I started the annual ceremony practice the year I turned thirty-five, after reading about indigenous ceremonial contexts and wanting to create something intentional and consistent rather than occasional and opportunistic. I chose a place in the mountains I'd backpacked to before and found meaningful. I've returned every year since.
What a decade has revealed: the relationship with the substance deepens with familiarity in ways I didn't anticipate. Early years were more experientially intense — novel, often overwhelming. Later years are less intense in that register and more specific: each ceremony seems to know what I'm carrying and goes directly there.

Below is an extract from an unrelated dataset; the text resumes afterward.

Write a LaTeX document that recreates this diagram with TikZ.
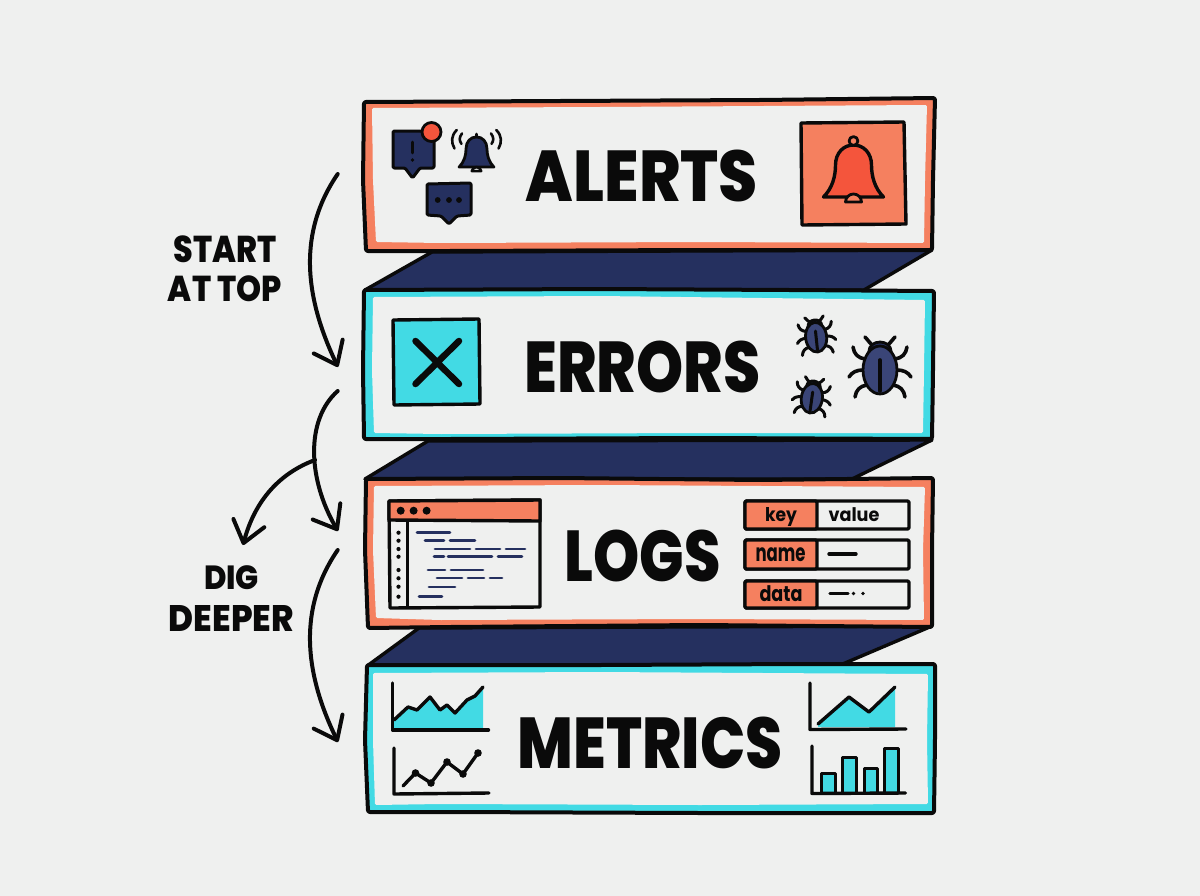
\documentclass[tikz,border=0pt]{standalone}
\usepackage{fontspec}
\usepackage{graphicx}
\setmainfont{Poppins}
\newfontface\heavyface{Poppins ExtraBold}
\newfontface\smallface{Poppins Bold}
\usetikzlibrary{arrows.meta}
\definecolor{paper}{HTML}{EFF0EF}
\definecolor{coral}{HTML}{F5805F}
\definecolor{aqua}{HTML}{42DAE4}
\definecolor{navy}{HTML}{25305F}
\definecolor{bugblue}{HTML}{3A4577}
\definecolor{inkred}{HTML}{F4553C}
\definecolor{ink}{HTML}{0A0A0A}
% Text stretched to a given box, sizes in drawing units
\newcommand{\fitbox}[3]{\resizebox*{#1\dimexpr0.75pt\relax}{#2\dimexpr0.75pt\relax}{\heavyface #3}}
\newcommand{\fitsmall}[3]{\resizebox*{#1\dimexpr0.75pt\relax}{#2\dimexpr0.75pt\relax}{\smallface #3}}
\tikzset{
  px/.style={line width=#1*0.75pt},
  frame/.style={draw=ink,px=4,rounded corners=1.5pt,line join=round},
  inset/.style={fill=paper,rounded corners=1pt},
  shelf/.style={fill=navy,draw=ink,px=3.4,line join=round},
  title/.style={inner sep=0pt,text=ink},
  ticklabel/.style={inner sep=0pt,text=ink},
  stroke/.style={draw=ink,px=3.4,line cap=round,line join=round},
  code/.style={draw=navy,px=2.8,line cap=round},
  flow/.style={draw=ink,px=4,line cap=round,
    -{Straight Barb[length=15.5pt,width=24pt,round,line width=3pt]}},
}
% Bell outline centred at the origin: half width 30, height 52
\newcommand{\bellpath}{(-30,26) .. controls (-21,17) and (-18,5) .. (-18,-6)
  .. controls (-18,-18) and (-10,-26) .. (0,-26)
  .. controls (10,-26) and (18,-18) .. (18,-6)
  .. controls (18,5) and (21,17) .. (30,26) -- cycle}
% One beetle: #1,#2 position, #3 scale, #4 rotation, #5 line width of its legs
\newcommand{\beetle}[5]{%
  \begin{scope}[shift={(#1,#2)},scale=#3,rotate=#4]
    \foreach \s in {-1,1}{
      \draw[stroke,px=#5,xscale=\s] (6,-22) .. controls (10,-24) and (12,-28) .. (15,-31);
      \draw[stroke,px=#5,xscale=\s] (15,-9) .. controls (22,-10) and (26,-14) .. (27,-21);
      \draw[stroke,px=#5,xscale=\s] (17,2) .. controls (23,2) and (28,4) .. (31,9);
      \draw[stroke,px=#5,xscale=\s] (13,17) .. controls (20,18) and (24,22) .. (25,29);
    }
    \fill[navy,draw=ink,px=2.8] (0,-17) ellipse [x radius=11,y radius=9];
    \fill[bugblue,draw=ink,px=2.8] (0,2) ellipse [x radius=17,y radius=24];
    \draw[stroke,px=#5] (0,-8) -- (0,23);
  \end{scope}}
\begin{document}
\begin{tikzpicture}[x=0.75pt,y=-0.75pt]
\useasboundingbox (0,0) rectangle (1200,896);
\fill[paper] (0,0) rectangle (1200,896);

% Dark slabs between the cards
\draw[shelf] (432,252) -- (932,250) -- (864,290) -- (365,290) -- cycle;
\draw[shelf] (428,441) -- (932,440) -- (852,479) -- (365,479) -- cycle;
\draw[shelf] (419,628) -- (932,626) -- (838,666) -- (367,666) -- cycle;

% ALERTS card
\draw[frame,fill=coral] (364,102) -- (560,101) -- (760,100) -- (935,98) -- (933,180) -- (932,250) -- (700,250) -- (450,251) -- (366,251) -- (363,180) -- cycle;
\path[inset] (372,108) -- (600,107) -- (927,105) -- (925,180) -- (924,243) -- (700,242) -- (440,243) -- (376,242) -- (373,180) -- cycle;
\node[title] (alerts) at (642,175.5) {\fitbox{232}{52}{ALERTS}};
\draw[stroke,fill=navy,rounded corners=1pt,px=3] (393,131) -- (434,131) -- (434,168) -- (420,168) -- (412.5,178) -- (405,168) -- (393,168) -- cycle;
\draw[draw=ink,px=2.6,line cap=round] (412.5,142) -- (412.5,153);
\fill[ink] (412.5,160) circle [radius=1.8];
\fill[inkred,draw=ink,px=2.8] (431.5,132) circle [radius=9.5];
\begin{scope}[shift={(476.5,152)},scale=0.58]
  \draw[stroke,fill=navy,px=2.8] \bellpath;
  \draw[stroke,px=3] (0,-26) -- (0,-31);
  \draw[stroke,fill=paper,px=2.6] (-8,33) arc[start angle=180,end angle=360,x radius=8,y radius=7] -- cycle;
  \foreach \s in {-1,1}{
    \draw[stroke,px=2.6,xscale=\s] (26,-14) .. controls (30,-20) and (30,-25) .. (25,-32);
    \draw[stroke,px=2.6,xscale=\s] (38,-6) .. controls (44,-17) and (44,-28) .. (34,-38);
  }
\end{scope}
\draw[stroke,fill=navy,rounded corners=1pt,px=3] (427,184) -- (471,183) -- (471,215) -- (457,216) -- (449,224) -- (441,216) -- (427,215) -- cycle;
\foreach \x in {437.7,449,459} \fill[ink] (\x,200) circle [radius=2.9];
\draw[stroke,fill=coral] (801,123) -- (904,122) -- (906,224) -- (802,225) -- cycle;
\begin{scope}[shift={(853.5,171)}]
  \draw[stroke,fill=inkred] \bellpath;
  \draw[stroke,fill=coral,px=2.8] (0,-30) circle [radius=4.4];
  \draw[stroke,fill=coral,px=2.8] (-8,31) arc[start angle=180,end angle=360,x radius=8,y radius=8] -- cycle;
\end{scope}

% ERRORS card
\draw[frame,fill=aqua] (364,290) -- (600,289) -- (790,290) -- (934,291) -- (933,370) -- (932,439) -- (700,438) -- (450,439) -- (364,439) -- (363,370) -- cycle;
\path[inset] (373,297) -- (600,296) -- (925,300) -- (924,370) -- (923,433) -- (700,433) -- (440,434) -- (374,433) -- (372,370) -- cycle;
\node[title] (errors) at (642.5,366.5) {\fitbox{236}{52}{ERRORS}};
\draw[stroke,fill=aqua] (393,320) -- (479,319) -- (480,404) -- (394,405) -- cycle;
\draw[stroke,px=6.5] (415.5,341) -- (459,384) (459,341) -- (415.5,384);
\beetle{816}{336}{0.62}{6}{3}
\beetle{812}{397}{0.62}{-8}{3}
\beetle{880}{368}{1}{0}{3.6}

% LOGS card
\draw[frame,fill=coral] (366,479) -- (560,478) -- (760,480) -- (933,478) -- (932,550) -- (932,627) -- (700,625) -- (450,627) -- (368,628) -- (365,550) -- cycle;
\path[inset] (374,486) -- (600,485) -- (925,487) -- (923,550) -- (924,620) -- (700,619) -- (440,620) -- (376,618) -- (373,550) -- cycle;
\node[title] (logs) at (642.5,555.5) {\fitbox{156}{52}{LOGS}};
\draw[stroke,fill=paper] (389,501) -- (540,500) -- (540,607) -- (390,608) -- cycle;
\draw[stroke,fill=coral] (389,501) -- (540,500) -- (540,521) -- (389,520) -- cycle;
\draw[stroke] (407.5,521) -- (407.5,607);
\foreach \x in {400.7,413.6,426.6} \fill[ink] (\x,510.7) circle [radius=4];
\foreach \y in {532.7,540.7,549,556.7,570,578.3,586.7,596.7} \fill[ink] (398.5,\y) circle [radius=2.1];
\foreach \a/\b/\y in {417/450/532.7, 425/444/540.7, 450/475/540.7, 435/470/549, 476/500/549, 506/525/549,
  434/444/556.7, 448/492/556.7, 498/522/556.7, 428/445/570, 451/483/570, 437/462/578, 468/484/578, 490/502/578,
  429/455/587, 419/442/596.7}
  \draw[code] (\a,\y) -- (\b,\y);
\foreach \t/\b in {501/529,540/569,581/608}{
  \draw[stroke,fill=paper,rounded corners=1pt] (745,\t) -- (909,\t) -- (909,\b) -- (745,\b) -- cycle;
  \draw[stroke,fill=coral,rounded corners=1pt] (745,\t) -- (817,\t) -- (817,\b) -- (745,\b) -- cycle;
}
\node[ticklabel] (lkey) at (781,517) {\fitsmall{32}{19}{key}};
\node[ticklabel] (lvalue) at (854,515) {\fitsmall{51}{14}{value}};
\node[ticklabel] (lname) at (780.5,555) {\fitsmall{50}{14}{name}};
\node[ticklabel] (ldata) at (781,593.5) {\fitsmall{43}{16}{data}};
\draw[stroke] (829,554) -- (856,554);
\draw[stroke] (830,593.5) -- (848,593.5);
\fill[ink] (853.5,593.5) circle [radius=1.8] (863,593.5) circle [radius=1.8];

% METRICS card
\draw[frame,fill=aqua] (367,665) -- (600,665) -- (800,664) -- (935,664) -- (935,740) -- (934,813) -- (700,813) -- (450,812) -- (368,812) -- (365,740) -- cycle;
\path[inset] (373,673) -- (600,672) -- (928,674) -- (927,740) -- (928,804) -- (700,805) -- (440,804) -- (375,805) -- (373,740) -- cycle;
\node[title] (metrics) at (650,742.5) {\fitbox{265}{52}{METRICS}};
\fill[aqua] (394,720) -- (408,707) -- (417,710) -- (430,697) -- (440,710) -- (447,705) -- (455,713) -- (467,700) -- (475,696) -- (483,687) -- (483,729) -- (394,729) -- cycle;
\draw[stroke] (394,720) -- (408,707) -- (417,710) -- (430,697) -- (440,710) -- (447,705) -- (455,713) -- (467,700) -- (475,696) -- (483,687);
\draw[stroke] (392.5,683) -- (392.5,730) -- (488.5,730);
\draw[stroke] (394,748) -- (394,794) -- (489,793);
\draw[stroke] (403,786) -- (415.5,773) -- (431,783) -- (447,762) -- (463,774) -- (478,753);
\foreach \x/\y in {415.5/773,431/783,447/762,463/774,478/753}
  \fill[ink] (\x,\y) circle [radius=3.8];
\fill[aqua] (818,724) -- (849,697) -- (869,712) -- (895,687) -- (895,727) -- (818,727) -- cycle;
\draw[stroke] (818,724) -- (849,697) -- (869,712) -- (895,687);
\draw[stroke] (810,683) -- (810,729.5) -- (906,729);
\foreach \a/\b/\t in {821/835/773, 842/856/757, 864/877/768, 884/898/748}
  \draw[stroke,px=3,fill=aqua] (\a,793) -- (\a,\t) -- (\b,\t) -- (\b,793);
\draw[stroke] (812,746) -- (812,793.5) -- (905.5,793);

% Side labels
\node[title] (lstart) at (225.5,249.5) {\fitbox{103}{27}{START}};
\node[title] (ltop) at (225,289) {\fitbox{114}{26}{AT TOP}};
\node[title] (ldig) at (231.5,578) {\fitbox{55}{24}{DIG}};
\node[title] (ldeeper) at (231.5,618) {\fitbox{125}{26}{DEEPER}};

% Reading-order arrows down the left side
\coordinate (aOut) at (337.7,174);
\coordinate (eIn) at (338,367);
\coordinate (eOut) at (337.7,391);
\coordinate (lIn) at (338,531);
\coordinate (lOut) at (337.7,550);
\coordinate (mIn) at (338,742);
\coordinate (fork) at (315,460);
\coordinate (side) at (243,545);
\draw[flow] (aOut) .. controls (298,232) and (304,296) .. (eIn);
\draw[flow] (eOut) .. controls (305,420) and (308,480) .. (lIn);
\draw[flow] (lOut) .. controls (298,608) and (304,672) .. (mIn);
\draw[flow] (fork) .. controls (280,473) and (255,500) .. (side);
\end{tikzpicture}
\end{document}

The recurring themes across ten years: every few years, the ceremony seems to circle back to the same material that apparently hasn't been fully resolved. Family dynamics, ambivalence about my choices, the relationship between what I do and what I am. These themes return at different depths depending on where I am in my life when I arrive.
What has changed: I'm less afraid of the substance than I was in year one. I'm also less expectant of particular outcomes. I show up with an intention and stay open to the experience working with what's actually present, not with what I brought in my plan. This took several years to learn.
The place itself has become part of the practice. I know where the light falls in the afternoon, where the water sounds different, where I always find myself at the peak. The familiarity of the physical space is a container that I've built over ten years. It makes the internal space safer.